**DATA BLOCK:**
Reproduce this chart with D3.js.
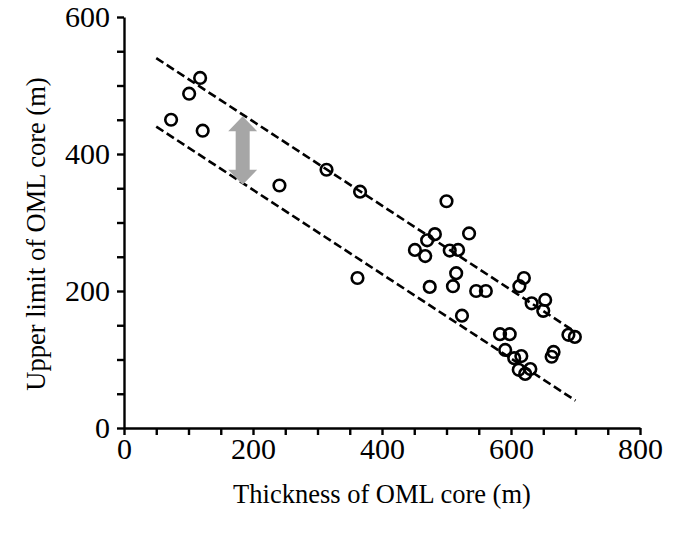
<!DOCTYPE html>
<html>
<head>
<meta charset="utf-8">
<script src="https://cdn.jsdelivr.net/npm/d3@7"></script>
<style>
  body { margin: 0; background: #fff; }
  svg { display: block; }
  svg text { font-family: "Liberation Serif", "Times New Roman", serif; }
</style>
</head>
<body>
<div id="chart"></div>
<script>
// thickness of OML core (m) vs upper limit of OML core (m)
const thickness = [73, 101, 118, 122, 241, 314, 366, 362, 500, 535, 482, 470, 451, 467, 505, 518,
                   515, 510, 474, 546, 561, 524, 620, 613, 632, 653, 650, 583, 598, 689, 699, 666,
                   663, 591, 605, 616, 612, 622, 630];
const upperLimit = [450, 488, 511, 434, 354, 377, 345, 219, 331, 284, 283, 274, 260, 251, 259, 260,
                    226, 207, 206, 200, 200, 164, 219, 207, 182, 187, 171, 137, 137, 136, 133, 111,
                    104, 114, 102, 105, 85, 79, 86];

// dashed bounding lines: [x1, y1, x2, y2]
const upperBound = [50, 540, 700, 140];
const lowerBound = [50, 440, 700, 40];

// grey double arrow: x, y from, y to
const arrowX = 184;
const arrowY = [355, 455];

const xTicks = [0, 200, 400, 600, 800];
const yTicks = [0, 200, 400, 600];

function chart(container) {
    const width = 676;
    const height = 535;
    const marginTop = 17;
    const marginRight = 36;
    const marginBottom = 107;
    const marginLeft = 124;

    const x = d3.scaleLinear()
        .domain([0, 800])
        .range([marginLeft, width - marginRight]);

    const y = d3.scaleLinear()
        .domain([0, 600])
        .range([height - marginBottom, marginTop]);

    const svg = d3.select(container).append("svg")
        .attr("width", width)
        .attr("height", height)
        .attr("viewBox", [0, 0, width, height]);

    // axes, minor ticks every 50
    const xAxis = svg.append("g")
        .attr("transform", `translate(0,${height - marginBottom})`)
        .call(d3.axisBottom(x)
            .tickValues(d3.range(0, 801, 50))
            .tickSize(7)
            .tickSizeOuter(0)
            .tickFormat(d => xTicks.includes(d) ? d : ""));

    const yAxis = svg.append("g")
        .attr("transform", `translate(${marginLeft},0)`)
        .call(d3.axisLeft(y)
            .tickValues(d3.range(0, 601, 50))
            .tickSize(7)
            .tickSizeOuter(0)
            .tickFormat(d => yTicks.includes(d) ? d : ""));

    [xAxis, yAxis].forEach(g => {
        g.attr("font-family", null).attr("font-size", null);
        g.select(".domain").attr("stroke", "#000").attr("stroke-width", 2.4);
        g.selectAll(".tick line").attr("stroke", "#000").attr("stroke-width", 2.4);
        g.selectAll(".tick text")
            .attr("fill", "#000")
            .style("font-family", "'Liberation Serif', 'Times New Roman', serif")
            .style("font-size", "30px");
    });
    xAxis.selectAll(".tick text").attr("dy", null).attr("y", 31);
    yAxis.selectAll(".tick text").attr("x", -14);

    // axis titles
    svg.append("text")
        .attr("x", (x(0) + x(800)) / 2)
        .attr("y", 503)
        .attr("text-anchor", "middle")
        .style("font-size", "26.5px")
        .text("Thickness of OML core (m)");

    svg.append("text")
        .attr("transform", `translate(45,234) rotate(-90)`)
        .attr("text-anchor", "middle")
        .style("font-size", "26.5px")
        .text("Upper limit of OML core (m)");

    // dashed bounds
    svg.append("g")
        .selectAll("line")
        .data([upperBound, lowerBound])
        .join("line")
            .attr("x1", d => x(d[0]))
            .attr("y1", d => y(d[1]))
            .attr("x2", d => x(d[2]))
            .attr("y2", d => y(d[3]))
            .attr("stroke", "#000")
            .attr("stroke-width", 2.6)
            .attr("stroke-dasharray", "8.5,4");

    // grey double arrow
    const ax = x(arrowX);
    const yTop = y(arrowY[1]);
    const yBot = y(arrowY[0]);
    const head = 15, hw = 14.5, sw = 7;
    svg.append("path")
        .attr("fill", "#a6a6a6")
        .attr("d", `M${ax},${yTop} L${ax + hw},${yTop + head} L${ax + sw},${yTop + head}
                    L${ax + sw},${yBot - head} L${ax + hw},${yBot - head} L${ax},${yBot}
                    L${ax - hw},${yBot - head} L${ax - sw},${yBot - head} L${ax - sw},${yTop + head}
                    L${ax - hw},${yTop + head} Z`);

    // points
    svg.append("g")
        .selectAll("circle")
        .data(d3.zip(thickness, upperLimit))
        .join("circle")
            .attr("cx", d => x(d[0]))
            .attr("cy", d => y(d[1]))
            .attr("r", 5.8)
            .attr("fill", "none")
            .attr("stroke", "#000")
            .attr("stroke-width", 2.6);
}

chart("#chart");
</script>
</body>
</html>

**PROBLEM REQUIREMENTS:** Please take the lines from the beginning of the data above through the line holding "const lowerBound = [50, 440, 700, 40];" and transcribe them exactly, without any pictures.

**FINISHED ANSWER:**
Reproduce this chart with D3.js.
<!DOCTYPE html>
<html>
<head>
<meta charset="utf-8">
<script src="https://cdn.jsdelivr.net/npm/d3@7"></script>
<style>
  body { margin: 0; background: #fff; }
  svg { display: block; }
  svg text { font-family: "Liberation Serif", "Times New Roman", serif; }
</style>
</head>
<body>
<div id="chart"></div>
<script>
// thickness of OML core (m) vs upper limit of OML core (m)
const thickness = [73, 101, 118, 122, 241, 314, 366, 362, 500, 535, 482, 470, 451, 467, 505, 518,
                   515, 510, 474, 546, 561, 524, 620, 613, 632, 653, 650, 583, 598, 689, 699, 666,
                   663, 591, 605, 616, 612, 622, 630];
const upperLimit = [450, 488, 511, 434, 354, 377, 345, 219, 331, 284, 283, 274, 260, 251, 259, 260,
                    226, 207, 206, 200, 200, 164, 219, 207, 182, 187, 171, 137, 137, 136, 133, 111,
                    104, 114, 102, 105, 85, 79, 86];

// dashed bounding lines: [x1, y1, x2, y2]
const upperBound = [50, 540, 700, 140];
const lowerBound = [50, 440, 700, 40];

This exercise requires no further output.